Forrest must ensure that there are ID's for all key elements so that 
things like the Table of Contents will work.

> Will those names and references get replaced? Because some names cannot
> be used as IDs?

If a value is provided in the source document then that is used, if not 
a new (and valid one) is generated.

>>>            ???
>>>            <map:transform type="xinclude"/>
> 
> 
> RG> XInclude content from other files (see
> RG> http://www.w3.org/TR/xinclude/)
> 
> In this case there would not be any in legacy html so nothing happens
> in this step, right?

That is right, but of course we strive to make the pipelines as general 
as possible to accommodate as many use cases as possible. We can afford 
to do this because of Cocoon's powerful caching, the overhead is minimal 
since most pages will be generated once then cached.

Ross

Re[2]: Reusing legacy HTML

Posted by Ferdinand Soethe <sa...@soethe.net>.
Hi Ross,

thanks for editing this.

RG> That would be brilliant (don't forget we have a HowTo DTD).

I was gonna use the HowTo for the second version. Since the first one
if more of the general documentation type, I'd rather not use it
there.

RG> Actually this does not match because *.html will only match something
RG> like "mybad.html". Here you have a directory structure so you need "**"
RG> in order to match it. "*" means a single part of an URL, "**" means any
RG> number of parts to an URL.

The stars against me, as usual :-) Will take out that para oder change
it.

RG> The number of slashes is significant. "cocoon:/" means look for a
RG> pipeline in the current sitemap, "cocoon://" means look for a match in
RG> any xmap. This is not significant a this point but will be later.

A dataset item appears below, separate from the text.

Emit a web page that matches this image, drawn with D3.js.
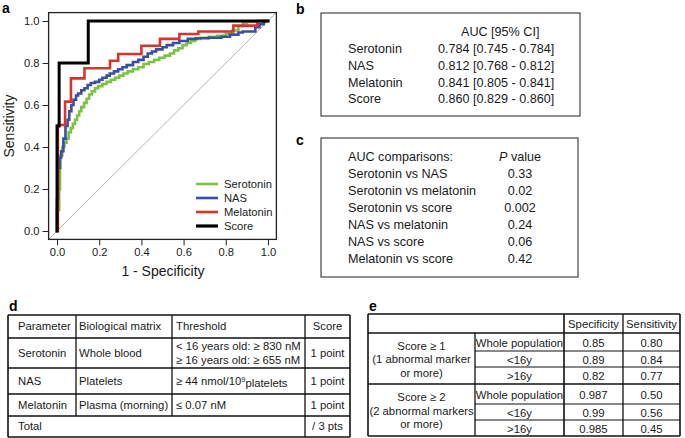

Later when. If it is not relevant to this topic, I'd rather not
mention it here as it really is a side issue.

>> 6. This below is relevant now as it loads the project sitemap and
>>    inserts it right at this position of the main sitemap. (This project
>>    sitemap was also loaded before, but was irrelevant since there were no matches
>>    in the project sitemap)

RG> Probably best, in the documentation to describe what happens *without* a
RG> project sitemap first since this will be the default behaviour. Then
RG> your howto can describe how the project sitemap intercepts this request.

Good idea, I'll go back to the sitemap and try to understand what
would happen ...

>>
>>         Now we call my special stylesheet to remove all
>>         elements that I don't want in the forrest page.
>>         I place it in the same directory as the source document as it
>>         is very specific.
>>         
>>         <map:transform
>> src="{project:content.xdocs}{1}/mybadHTMLfixer.xsl"/>

RG> Stylesheets should be placed in the
RG> {project:resources.stylesheets} 
RG> directory, only displayable content should be in the xdocs directory.

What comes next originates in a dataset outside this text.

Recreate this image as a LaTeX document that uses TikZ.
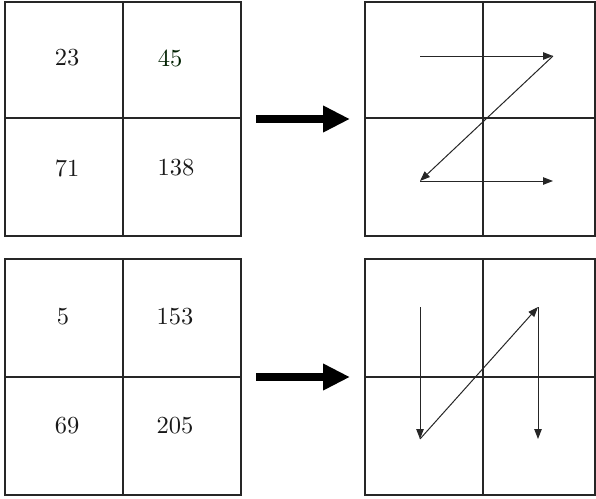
\documentclass[tikz,border=0pt]{standalone}
\usetikzlibrary{arrows.meta}
\begin{document}
\begin{tikzpicture}[x=1pt,y=-1pt,
  gridline/.style={draw=black!85,line width=1.1pt},
  num/.style={text=black!90,inner sep=0pt},
  path/.style={draw=black!85,line width=1pt,-{Triangle[length=10pt,width=7.5pt]}},
  bigarrow/.style={draw=black,line width=8pt,-{Triangle[length=27pt,width=25pt]}}]
\useasboundingbox (0,0) rectangle (596,498);
% grids
\draw[gridline] (5,2) rectangle (241,236) (123,2) -- (123,236) (5,118) -- (241,118);
\draw[gridline] (365,2) rectangle (595,236) (483,2) -- (483,236) (365,118) -- (595,118);
\draw[gridline] (5,259) rectangle (241,495) (123,259) -- (123,495) (5,377) -- (241,377);
\draw[gridline] (365,259) rectangle (595,495) (483,259) -- (483,495) (365,377) -- (595,377);
% numbers
\node[num] (n23) at (67,58) {\scalebox{2.45}{23}};
\node[num,text=black!75!green!50!black] (n45) at (170,58) {\scalebox{2.45}{45}};
\node[num] (n71) at (67,168) {\scalebox{2.45}{71}};
\node[num] (n138) at (176,168) {\scalebox{2.45}{138}};
\node[num] (n5) at (63,317) {\scalebox{2.45}{5}};
\node[num] (n153) at (175,317) {\scalebox{2.45}{153}};
\node[num] (n69) at (67,426) {\scalebox{2.45}{69}};
\node[num] (n205) at (175,426) {\scalebox{2.45}{205}};
% big arrows
\coordinate (ba1) at (256,119); \coordinate (bb1) at (350,119);
\coordinate (ba2) at (256,377); \coordinate (bb2) at (350,377);
\draw[bigarrow] (ba1) -- (bb1);
\draw[bigarrow] (ba2) -- (bb2);
% Z path
\coordinate (z1) at (420,56); \coordinate (z2) at (553,56);
\coordinate (z3) at (420,181); \coordinate (z4) at (553,181);
\draw[path] (z1) -- (z2);
\draw[path] (z2) -- (z3);
\draw[path] (z3) -- (z4);
% N path
\coordinate (m1) at (420,307); \coordinate (m2) at (420,439);
\coordinate (m3) at (538,307); \coordinate (m4) at (538,439);
\draw[path] (m1) -- (m2);
\draw[path] (m2) -- (m3);
\draw[path] (m3) -- (m4);
\end{tikzpicture}
\end{document}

Is this a must, does it cause functional problems. I knew about the
stylesheet directory but decided not to fill it with stylesheets that
are really only used for one file. Is that a nono?

>>             ???
>>             <map:transform type="idgen"/>

RG> generates ID attributes for elements that are used for internal linking
RG> (i.e. <a href="thispage.html#thatPosition">Go to thatPosition</a>)

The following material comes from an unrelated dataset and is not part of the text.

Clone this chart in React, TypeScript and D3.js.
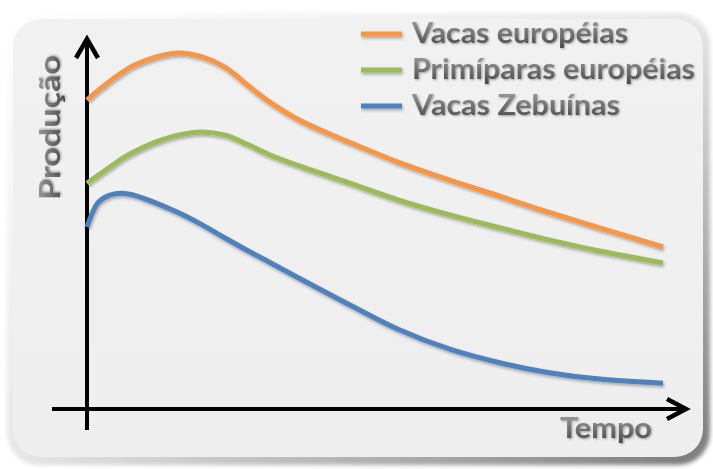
import React from "react";
import * as d3 from "d3";

const W = 713;
const H = 469;

const times = [0, 1, 2, 4, 6, 8, 12, 16, 20, 24, 28, 32, 37, 46, 54, 63, 72, 80, 89, 100];
const vacasEuropeias = [83.7, 85.1, 86.4, 88.9, 91.1, 93.0, 95.4, 96.5, 95.4, 92.6, 87.6, 82.9, 78.2, 72.0, 66.9, 62.0, 57.5, 53.4, 49.1, 43.9];
const primiparasEuropeias = [61.2, 62.3, 63.4, 65.6, 67.8, 69.6, 72.4, 74.3, 75.1, 74.2, 71.6, 68.7, 65.8, 61.0, 56.7, 52.6, 49.0, 45.9, 42.8, 39.6];
const vacasZebuinas = [49.3, 53.4, 56.1, 58.0, 58.5, 58.0, 55.8, 53.1, 49.9, 46.3, 42.8, 39.5, 35.3, 27.9, 21.6, 16.2, 12.4, 9.9, 8.1, 7.0];

const seriesNames = ["Vacas européias", "Primíparas européias", "Vacas Zebuínas"];
const seriesColors = ["#F79646", "#9BBB59", "#4F81BD"];
const seriesValues = [vacasEuropeias, primiparasEuropeias, vacasZebuinas];
const legendWidths = [216, 283, 208];

const yLabel = "Produção";
const xLabel = "Tempo";

export default function App() {
  const x = d3.scaleLinear().domain([0, 100]).range([87, 663]);
  const y = d3.scaleLinear().domain([0, 100]).range([409, 40]);
  const line = d3
    .line<[number, number]>()
    .x((d) => x(d[0]))
    .y((d) => y(d[1]))
    .curve(d3.curveCatmullRom.alpha(0.5));

  const x0 = x(0);
  const y0 = y(0);
  const font = "Lato, 'Open Sans', 'DejaVu Sans', sans-serif";

  return (
    <svg
      width={W}
      height={H}
      style={{ position: "fixed", left: 0, top: 0, display: "block" }}
    >
      <defs>
        <linearGradient id="bevel" x1="0" y1="0" x2="1" y2="1">
          <stop offset="0" stopColor="#ffffff" />
          <stop offset="0.5" stopColor="#e6e6e6" />
          <stop offset="1" stopColor="#7a7a7a" />
        </linearGradient>
        <linearGradient id="bg" x1="0" y1="0" x2="0" y2="1">
          <stop offset="0" stopColor="#f1f1f1" />
          <stop offset="1" stopColor="#eeeeee" />
        </linearGradient>
        <linearGradient id="txt" x1="0" y1="0" x2="0" y2="1">
          <stop offset="0" stopColor="#a8a8a8" />
          <stop offset="0.45" stopColor="#7c7c7c" />
          <stop offset="1" stopColor="#454545" />
        </linearGradient>
        <filter id="shadow" filterUnits="userSpaceOnUse" x="0" y="0" width={W} height={H}>
          <feDropShadow dx="1" dy="2" stdDeviation="1.5" floodColor="#000" floodOpacity="0.3" />
        </filter>
        <filter id="tshadow" x="-10%" y="-20%" width="120%" height="150%">
          <feDropShadow dx="1" dy="1" stdDeviation="0.8" floodColor="#000" floodOpacity="0.35" />
        </filter>
        <filter id="soft" x="-5%" y="-5%" width="110%" height="110%">
          <feGaussianBlur stdDeviation="2" />
        </filter>
      </defs>

      <rect x={0} y={0} width={W} height={H} fill="#ffffff" />
      <rect x={7} y={13} width={703} height={452} rx={32} fill="url(#bevel)" filter="url(#soft)" />
      <rect x={13} y={19} width={690} height={438} rx={28} fill="url(#bg)" />

      {/* axes */}
      <line x1={x0} y1={430} x2={x0} y2={40} stroke="#000" strokeWidth={4} />
      <path d={`M${x0 - 11},${58} L${x0},${39} L${x0 + 11},${58}`} fill="none" stroke="#000" strokeWidth={4.5} strokeLinejoin="miter" />
      <line x1={52} y1={y0} x2={685} y2={y0} stroke="#000" strokeWidth={4} />
      <path d={`M${667},${y0 - 10} L${686},${y0} L${667},${y0 + 10}`} fill="none" stroke="#000" strokeWidth={4.5} strokeLinejoin="miter" />

      {/* series */}
      {seriesValues.map((vals, i) => (
        <path
          key={seriesNames[i]}
          d={line(times.map((t, j) => [t, vals[j]] as [number, number])) || ""}
          fill="none"
          stroke={seriesColors[i]}
          strokeWidth={5}
          strokeLinecap="butt"
          filter="url(#shadow)"
        />
      ))}

      {/* legend */}
      {seriesNames.map((name, i) => (
        <g key={name}>
          <rect
            x={361}
            y={31.5 + i * 36}
            width={41}
            height={5}
            fill={seriesColors[i]}
            filter="url(#shadow)"
          />
          <text
            x={412}
            y={43 + i * 36}
            fontFamily={font}
            fontWeight={700}
            fontSize={28}
            fill="url(#txt)"
            textLength={legendWidths[i]}
            lengthAdjust="spacingAndGlyphs"
            filter="url(#tshadow)"
          >
            {name}
          </text>
        </g>
      ))}

      {/* axis labels */}
      <text
        transform={`translate(60,200) rotate(-90)`}
        fontFamily={font}
        fontWeight={700}
        fontSize={28}
        fill="url(#txt)"
        textLength={145}
        lengthAdjust="spacingAndGlyphs"
        filter="url(#tshadow)"
      >
        {yLabel}
      </text>
      <text
        x={560}
        y={438}
        fontFamily={font}
        fontWeight={700}
        fontSize={28}
        fill="url(#txt)"
        textLength={92}
        lengthAdjust="spacingAndGlyphs"
        filter="url(#tshadow)"
      >
        {xLabel}
      </text>
    </svg>
  );
}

If I'm coming from an html source, why would I need to do that. If
there are any anchors within the page they'd already have an name.
Will those names and references get replaced? Because some names cannot
be used as IDs?
Or will it just add ids to elements like headers that are needed for
Forrest local navigation (Headers)?

>>             ???
>>             <map:transform type="xinclude"/>

RG> XInclude content from other files (see
RG> http://www.w3.org/TR/xinclude/)

In this case there would not be any in legacy html so nothing happens
in this step, right?


RG> Looks good to me.

Thanks for your help in understanding this.

--
Ferdinand Soethe



Re: Reusing legacy HTML

Posted by Ross Gardler <rg...@apache.org>.
Ferdinand Soethe wrote:
> So here it is. Your comments much appreciated before I format it for
> inclusion in the Forrest documention?

I've moved to the dev list rather than the user list. The devs want to 
see this develop, the users want the final document.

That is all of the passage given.